Poi la corte ha ritenuto non fondata anche la censura di violazione del principio di eguaglianza, comparando i lavoratori cosiddetti anziani, cioè quelli assunti prima del 7 marzo 2015 che conservano una disciplina sostanzialmente più favorevole perché contempla la reintegra nel posto di lavoro, e i lavoratori assunti dopo tale data che la corte chiama lavoratori giovani ai quali si applica la nuova disciplina del Jobs Act.

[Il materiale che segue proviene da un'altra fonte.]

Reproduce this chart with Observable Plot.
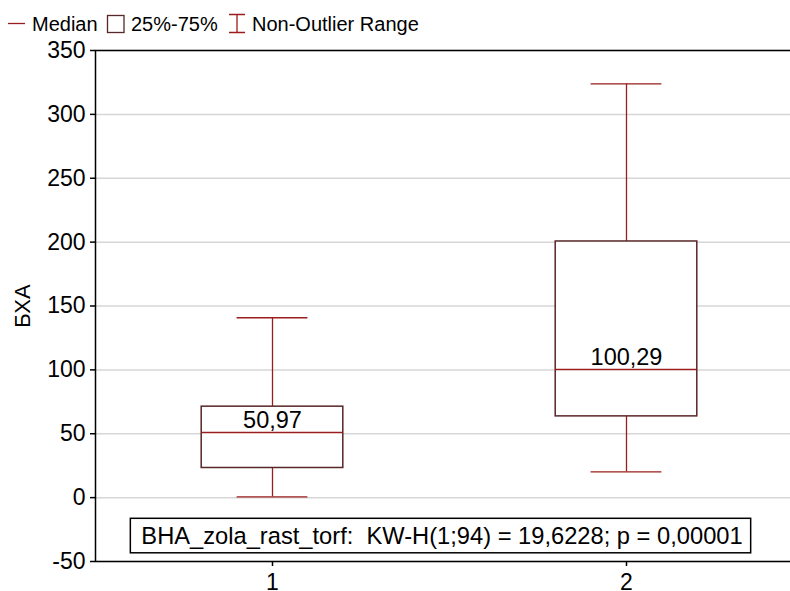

Il riferimento temporale alla data di assunzione secondo la corte costituzionale consente una legittima differenziazione delle situazioni; la nuova disciplina dei licenziamenti è orientata ad incentivare l'occupazione e a superare il precariato ed è pertanto prevista solo per i giovani lavoratori, il legislatore secondo la corte costituzionale non è tenuto su un piano costituzionale ad applicare questa disciplina anche a chi era già in servizio per i quali rimane la disciplina ritenuta più favorevole, forse non lo è per quanto riguarda la misura dell'indennità ma lo è sicuramente con riferimento alla tutela reintegratoria che ancora permane per i lavoratori assunti prima del 7 marzo 2015.
Infine la Corte Costituzionale ha ritenuto adeguata la tutela indennitaria: al lavoratore illegittimamente licenziato all'esito di una procedura di riduzione del personale spetta un'indennità di importo pari al numero di mensilità dell'ultima retribuzione di riferimento per il calcolo del TFR, determinata in base ai criteri indicati nella sentenza 194 del 2018 e comunque in misura non inferiore a 6 e non superiore a 36 mensilità se trattasi, come nel caso di licenziamenti collettivi, di aziende che occupano più di 15 dipendenti.
Da ultimo è importante richiamare un ultimo passaggio che questa sentenza del 2024 della Corte Costituzionale ha inteso porre in risalto e cioè una segnalazione al legislatore che la materia del licenziamento, che è stata frutto di interventi normativi stratificati, deve essere rivista in termini complessivi quindi c'è una sorta di monito al parlamento a rivedere sia i criteri distintivi applicabili tra i regimi ai diversi datori di lavoro sia la funzione dissuasiva dei rimedi previsti per le varie fattispecie.
Ecco in conclusione di questo breve commento possiamo dire che la sentenza della Corte Costituzionale mette uno stop definitivo ad ogni discussione relativa alla legittimità costituzionale del decreto legislativo 23 del 2015 sulle tutele crescenti, porta a termine l'esame e l'interpretazione che era già iniziata con la sentenza 194 e diciamo che le principali disposizioni del decreto legislativo 23 hanno retto all'esame della consulta. Quindi possiamo tranquillamente affermare allo stato attuale che la reintegra di cui all'articolo 18 dello Statuto dei lavoratori è destinata ad un ruolo sempre più marginale in quanto sostituita sia per i licenziamenti individuali che per quelli collettivi da un'indennità risarcitoria, predeterminata ripeto in base all'anzianità aziendale e anche a tutti i criteri fissati nella sentenza 194 del 2018.